Wolf, colunista do Financial Times e influente pensador de centro-direita, considera que as demissões em massa e a substituição de funcionários de carreira por aliados políticos têm como objetivo “transformar os EUA em uma ditadura plebiscitária, na qual o detentor do poder é rei”.
Em sua coluna mais recente, Wolf afirmou que as reformas implementadas por Musk e Trump não visam tornar o governo mais eficiente. Ele destacou que a estratégia foi revelada por J. D. Vance, então senador e hoje vice-presidente, em entrevista a um podcast conservador em 2021.
“[Trump] deveria demitir todos os burocratas de nível médio, todos os funcionários públicos no Estado administrativo, substituí-los por nosso pessoal… E, quando os tribunais o impedirem, ficar ao lado da nação como [o ex-presidente] Andrew Jackson e dizer: ‘O presidente da Suprema Corte tomou sua decisão, ele que a ponha em prática.”
Em 1832, o presidente Andrew Jackson se recusou a cumprir uma decisão da Corte Suprema em uma disputa entre o estado da Geórgia e os indígenas cherokees. A declaração atribuída a Jackson, embora provavelmente apócrifa, ficou marcada como um episódio de confronto com o Judiciário.
A historiadora Anne Applebaum, autora de Autocracia S.A., compara as demissões no funcionalismo promovidas por Donald Trump aos expurgos realizados pelo ditador venezuelano Hugo Chávez, que demitiu 19 mil funcionários da PDVSA, e pelo primeiro-ministro da Hungria, Viktor Órban, que eliminou as proteções trabalhistas do setor público. Applebaum descreve as ações de Trump como um “golpe” e uma “mudança de regime”.
Para Ruth Ben-Ghiat, professora da Universidade de Nova York e autora de Strongman, Donald Trump introduziu uma versão moderna do autoritarismo, caracterizada por inovações como a velocidade das mudanças e a liderança compartilhada entre Musk e Trump.
“Sou historiadora de golpes, e também usaria essa palavra. Estamos em uma situação de emergência real para nossa democracia.” Na visão do economista progressista PaulKrugman, há uma “tentativa de autogolpe”.
Steven Levitsky, professor da Universidade Harvard e autor de Como as Democracias Morrem, considera provável que a democracia nos EUA entre em colapso durante o segundo mandato de Donald Trump, ao “deixar de atender aos critérios padrão de uma democracia liberal: sufrágio universal adulto, eleições livres e justas, e ampla proteção das liberdades civis”.
Em um ensaio publicado na revista Foreign Affairs e reproduzido pela Folha, Steven Levitsky afirma que os EUA não enfrentarão uma ditadura clássica, como a de “tanques na rua”, mas sim um modelo de autoritarismo competitivo. Segundo ele, nesse sistema, os partidos continuam competindo nas eleições, mas o abuso de poder por parte do detentor do cargo desequilibra a disputa, colocando a oposição em desvantagem.

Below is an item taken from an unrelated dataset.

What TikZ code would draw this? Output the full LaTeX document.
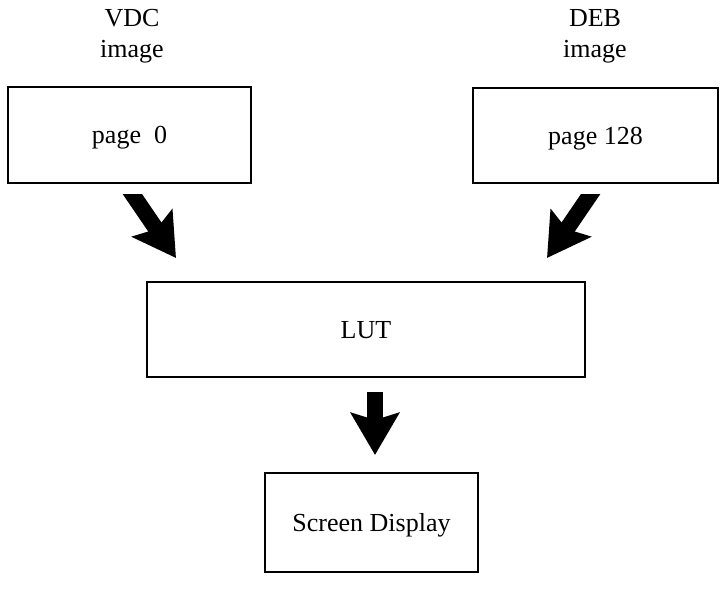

Entretanto, há quem adote uma postura mais cautelosa. Em editorial, o Wall Street Journal afirma que, apesar das ações agressivas de Trump, elas não configuram um golpe. O jornal, que pertence a Rupert Murdoch, também proprietário da Fox News, que tem dado cobertura positiva ao governo Trump e de onde foram escolhidos alguns ministros. Para o WSJ, os que falam em “crise constitucional” estão exagerando a situação.
“A verdadeira crise virá se Trump contestar uma decisão da Suprema Corte. Se isso acontecer, e pode acontecer, a esquerda vai querer não ter desperdiçado sua credibilidade ao gritar ‘lobo’ tantas vezes sobre crises que não existiam. Por enquanto, os leitores podem relaxar.”